I dented (like tweeting, but with a free network service) my initial reaction:
57% of Republicans think Obama is Muslim, 24% think he may be the Antichrist? Really? I just can’t wrap my head around it.
American public political discourse has gotten bad, but is it really that bad? As a friend reminded me, you should always be skeptical of “scientific” data presented in unscientific ways. I’ve been to a Tea Party; there really are a lot of people who believe that stuff, even in Connecticut. But 57% of Republicans, and 32% of all Americans, think Obama is Muslim? It just doesn’t compute that in an age of such powerful and ubiquitous media, so many people could be so wrong.

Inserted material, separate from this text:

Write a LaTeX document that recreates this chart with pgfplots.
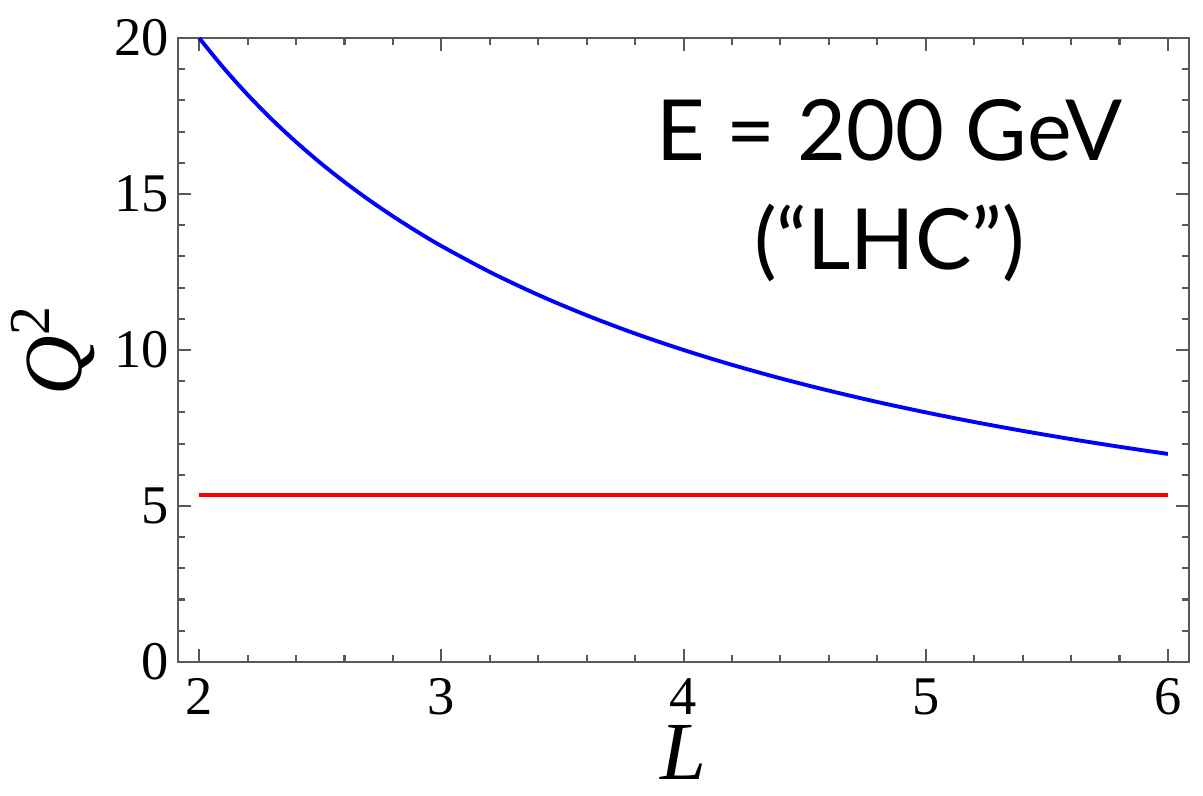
\documentclass[border=0pt]{standalone}
\usepackage{pgfplots}
\pgfplotsset{compat=1.18}
\usepackage{fontspec}
\setmainfont{Liberation Serif}
\newfontfamily\gill{Lato}
\begin{document}
\begin{tikzpicture}
\begin{axis}[
  scale only axis, width=10.11cm, height=6.24cm,
  xmin=1.913, xmax=6.087, ymin=0, ymax=20,
  xtick={2,3,4,5,6}, ytick={0,5,10,15,20},
  minor x tick num=4, minor y tick num=4,
  tick align=inside, major tick length=0.13cm, minor tick length=0.07cm,
  axis line style={black!65, line width=0.7pt},
  every tick/.style={black!65, line width=0.6pt},
  /pgf/number format/assume math mode=true,
  tick label style={font=\fontsize{15.5}{17}\selectfont},
  xticklabel style={yshift=-0.04cm, text depth=0pt},
  yticklabel style={xshift=0.03cm},
  xlabel={\textit{L}}, ylabel={\textit{Q}\textsuperscript{2}},
  label style={font=\fontsize{23.5}{26}\selectfont},
  xlabel style={at={(axis description cs:0.5,0)}, anchor=base, yshift=-1.18cm,
    text height=0.5cm, text depth=0pt, inner sep=0pt},
  ylabel style={yshift=-0.05cm},
]
\addplot[blue, line width=1.1pt, smooth] coordinates {
(2.0,20) (2.1,19.048) (2.2,18.182) (2.3,17.391) (2.4,16.667) (2.5,16)
(2.6,15.385) (2.7,14.815) (2.8,14.286) (2.9,13.793) (3.0,13.333)
(3.2,12.5) (3.4,11.765) (3.6,11.111) (3.8,10.526) (4.0,10)
(4.2,9.524) (4.4,9.091) (4.6,8.696) (4.8,8.333) (5.0,8)
(5.2,7.692) (5.4,7.407) (5.6,7.143) (5.8,6.897) (6.0,6.667)};
\addplot[red, line width=1.1pt] coordinates {(2,5.36) (6,5.36)};
\node[font=\gill\fontsize{24}{31}\selectfont, align=center] at (axis cs:4.85,15.1) {E = 200 GeV\\(“LHC”)};
\end{axis}
\path (-1.78,-1.34) rectangle (10.25,6.62);
\end{tikzpicture}
\end{document}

Fortunately, it looks like unreason and willful ignorance aren’t so widespread as this poll indicates. In short, the poll is surely crap. Pew polls in October 2008 and March 2009 found that a stable 17% of Republicans and 11% of all Americans thought Obama was Muslim. It’s still depressing that there was no decline in misinformation between the campaign and the early months of Obama’s presidency, but 17% is a far cry from 57%. And it’s just not believable that it could have gone from 17% to 57% in the last year.
The ABC polling blog has a helpful analysis of the methodological flaws in the Harris poll:
The purpose seems to have been to see how many people the pollsters could get to agree to pejorative statements about Obama.
It’s still astounding (and depressing) that poll wording and plausible-sounding but biased methodology can so distort public opinion. Not to mention that so many people are happy to run with it.